Mentalizarse es la clave

«¿Qué tal te ha ido ahí arriba?», le pregunto una noche, mientras prepara una cena vegana en la minicocina de la furgo. Ese día había estado ensayando el Boulder Problem.

«Lo he hecho 11 ó 12 veces sin caídas –me dice–. Definitivamente tienes que estar mentalizado para subir eso». Y me representa la secuencia de 11 movimientos.

Pero antes de poder enfrentarse al Boulder Problem tendría que salvar la Freeblast, que estaba resultando ser la variable más fastidiosa de esta ecuación a vida o muerte. Subo con él en una de esas sesiones de entrenamiento con cuerdas y, en el largo donde había abandonado en noviembre, vuelve a resbalar. Si no he contado mal, es la tercera vez que se cae ahí. «Este movimiento es superinseguro. No me gusta», me dice cuando hacemos un alto justo encima de la placa. En ese momento comprendo que Alex jamás dominará este tramo a su entera satisfacción, por muchas veces que lo ensaye. Es el único movimiento de toda la vía que no logra dominar. Y seguro que él también lo sabe.

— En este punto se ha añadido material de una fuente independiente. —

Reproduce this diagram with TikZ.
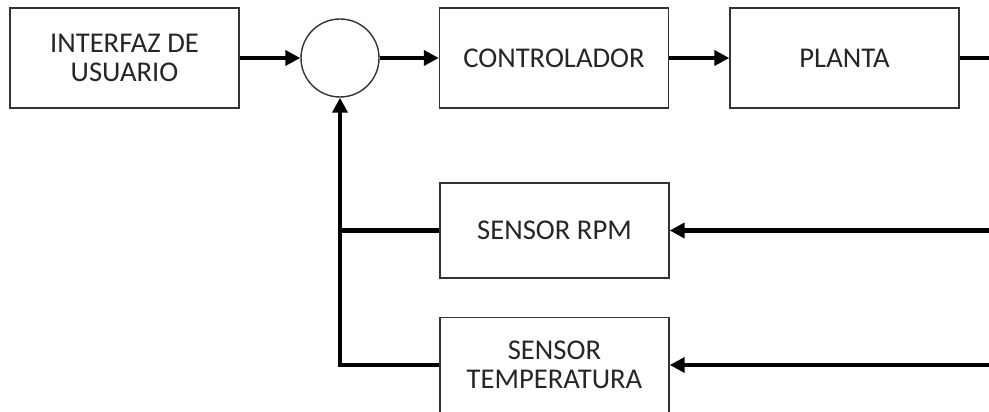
\documentclass[tikz,border=0pt]{standalone}
\usepackage{fontspec}
\setmainfont{Carlito}
\usetikzlibrary{arrows.meta}
\begin{document}
\begin{tikzpicture}[
  every node/.style={font=\fontsize{16.3}{16.5}\selectfont, text=black!85},
  block/.style={rectangle,draw=black!80,line width=0.8pt,minimum width=4.58cm,minimum height=2cm,align=center},
  sumdot/.style={circle,draw=black!80,line width=0.8pt,minimum size=1.56cm,inner sep=0pt},
  wire/.style={line width=2.6pt},
  flow/.style={wire,-{Triangle[length=0.3cm,width=0.3cm]}}]
\useasboundingbox (0,0) rectangle (19.78,-8.24);
\node[block] (ui) at (2.49,-1.16) {INTERFAZ DE\\USUARIO};
\node[sumdot] (sum) at (6.8,-1.16) {};
\node[block] (ctrl) at (11.08,-1.16) {CONTROLADOR};
\node[block] (planta) at (16.89,-1.16) {PLANTA};
\node[block,minimum height=1.9cm] (rpm) at (11.09,-4.61) {SENSOR RPM};
\node[block,minimum height=1.9cm] (temp) at (11.09,-7.3) {SENSOR\\TEMPERATURA};
\coordinate (out) at (19.9,-1.16);
\coordinate (inrpm) at (19.9,-4.61);
\coordinate (intemp) at (19.9,-7.3);
% forward path
\draw[flow] (ui) -- (sum);
\draw[flow] (sum) -- (ctrl);
\draw[flow] (ctrl) -- (planta);
\draw[wire] (planta) -- (out);
% feedback
\draw[flow] (inrpm) -- (rpm);
\draw[flow] (intemp) -- (temp);
\draw[wire] (rpm.west) -- (sum |- rpm.west);
\draw[flow] (temp.west) -| (sum.south);
\end{tikzpicture}
\end{document}
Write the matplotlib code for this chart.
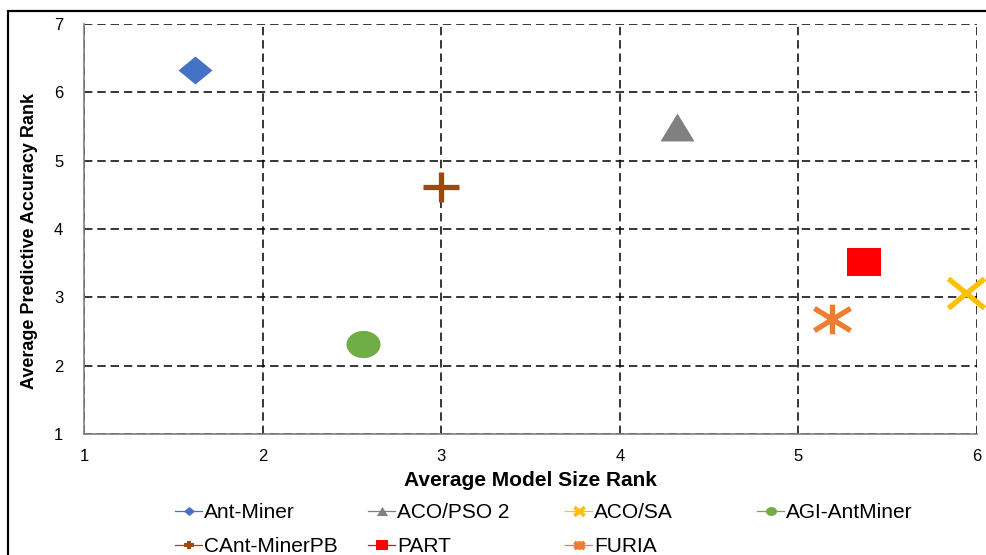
import numpy as np
import matplotlib
matplotlib.use("Agg")
import matplotlib.pyplot as plt
from matplotlib.path import Path
from matplotlib.lines import Line2D
from matplotlib.patches import Rectangle

plt.rcParams["font.family"] = ["Liberation Sans", "DejaVu Sans"]

# Average ranks per algorithm
methods = ["Ant-Miner", "ACO/PSO 2", "ACO/SA", "AGI-AntMiner",
           "CAnt-MinerPB", "PART", "FURIA"]
size_rank = [1.62, 4.32, 5.94, 2.56, 3.00, 5.37, 5.19]
acc_rank = [6.33, 5.50, 3.07, 2.31, 4.62, 3.51, 2.68]
colors = ["#4472C4", "#808080", "#FFC000", "#70AD47",
          "#9E480E", "#FF0000", "#ED7D31"]

x_ticks = [1, 2, 3, 4, 5, 6]
y_ticks = [1, 2, 3, 4, 5, 6, 7]

# Marker shapes (slightly wider than tall)
ar = 0.82
M, L = Path.MOVETO, Path.LINETO
diamond = Path([(0, ar), (1, 0), (0, -ar), (-1, 0), (0, ar)],
               [M, L, L, L, Path.CLOSEPOLY])
triangle = Path([(0, ar), (1, -ar), (-1, -ar), (0, ar)],
                [M, L, L, Path.CLOSEPOLY])
circ = Path.unit_circle()
ellipse = Path(circ.vertices * np.array([1.0, 0.8]), circ.codes)
square = Path([(-1, -ar), (1, -ar), (1, ar), (-1, ar), (-1, -ar)],
              [M, L, L, L, Path.CLOSEPOLY])
xcross = Path([(-1, -ar), (1, ar), (-1, ar), (1, -ar)], [M, L, M, L])
plus = Path([(-1, 0), (1, 0), (0, -ar), (0, ar)], [M, L, M, L])
star = Path([(-1, -ar * 0.75), (1, ar * 0.75), (-1, ar * 0.75), (1, -ar * 0.75),
             (0, -ar), (0, ar)], [M, L, M, L, M, L])

shapes = [diamond, triangle, xcross, ellipse, plus, square, star]
stroked = [False, False, True, False, True, False, True]

fig = plt.figure(figsize=(9.86, 5.55), dpi=100)
ax = fig.add_axes([84 / 986, 1 - 434 / 555, (977 - 84) / 986, (434 - 24) / 555])

ax.set_xlim(1, 6)
ax.set_ylim(1, 7)
ax.set_xticks(x_ticks)
ax.set_yticks(y_ticks)
ax.tick_params(length=0, labelsize=12, colors="black")
ax.tick_params(axis="y", pad=15)
ax.tick_params(axis="x", pad=11)

ax.grid(True, color="black", linestyle=(0, (5.5, 3.2)), linewidth=1.1)
ax.set_axisbelow(True)
for side in ["top", "right"]:
    ax.spines[side].set_visible(False)
for side in ["left", "bottom"]:
    ax.spines[side].set_color("#7F7F7F")
    ax.spines[side].set_linewidth(1.2)

for xv, yv, c, shp, st in zip(size_rank, acc_rank, colors, shapes, stroked):
    if st:
        ax.plot([xv], [yv], linestyle="none", marker=shp, markersize=26,
                markerfacecolor="none", markeredgecolor=c, markeredgewidth=3.8,
                clip_on=False, zorder=5)
    else:
        ax.plot([xv], [yv], linestyle="none", marker=shp, markersize=24.5,
                markerfacecolor=c, markeredgewidth=0, clip_on=False, zorder=5)

ax.set_xlabel("Average Model Size Rank", fontsize=15, fontweight="bold")
ax.xaxis.set_label_coords(0.5, -0.1146)
ax.xaxis.label.set_va("center")
ax.set_ylabel("Average Predictive Accuracy Rank", fontsize=13, fontweight="bold")
ax.yaxis.set_label_coords(-0.0605, 0.471)
ax.yaxis.label.set_va("center")

# Legend: Excel-style line-through-marker handles, four columns
handles = []
for c, shp, st in zip(colors, shapes, stroked):
    if st:
        h = Line2D([], [], color=c, linewidth=0.9, marker=shp, markersize=7.5,
                   markerfacecolor="none", markeredgecolor=c, markeredgewidth=2.8)
    else:
        h = Line2D([], [], color=c, linewidth=0.9, marker=shp, markersize=8,
                   markerfacecolor=c, markeredgewidth=0)
    handles.append(h)

columns = [[0, 4], [1, 5], [2, 6], [3]]
col_x = [175, 368, 565, 757]
for idx, px in zip(columns, col_x):
    fig.legend([handles[i] for i in idx], [methods[i] for i in idx],
               loc="upper left", bbox_to_anchor=(px / 986, 1 - 503 / 555),
               frameon=False, borderpad=0, borderaxespad=0,
               handlelength=1.3, handletextpad=0.1, labelspacing=0.73,
               fontsize=15)

# Outer chart frame
fig.patches.append(Rectangle((8 / 986, -0.1), 1.2, 1 - 11 / 555 + 0.1,
                             transform=fig.transFigure, fill=False,
                             edgecolor="black", linewidth=1.6))

fig.savefig("out.png", dpi=100)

La madrugada del sábado, 3 de junio de 2017, siete meses después de la tentativa abortada, estoy en el prado a los pies de El Capitan. El cielo está gris, como siempre antes del alba. Escudriño por el telescopio y allí está Alex, a 180 metros de altura, entrando en la Freeblast, la placa lisa como el cristal que lo atormenta desde hace casi una década. Sus movimientos, siempre tan fluidos, hoy exhiben una vacilación preocupante. Golpea suavemente varias veces la pared con el pie, como palpando con indecisión la placa de adherencia. Y entonces, de pronto, aparece de pie sobre una repisa, un metro por encima del movimiento que no se ha sacado de la cabeza en años. Me doy cuenta de que llevo un rato conteniendo el aliento, así que espiro con deliberación. Todavía le faltan miles de movimientos, y el Boulder Problem aguarda, ominoso, mucho más arriba, pero esta vez no va a dar la vuelta. Hoy Alex Honnold va directo a completar la escalada en roca más grandiosa de la historia.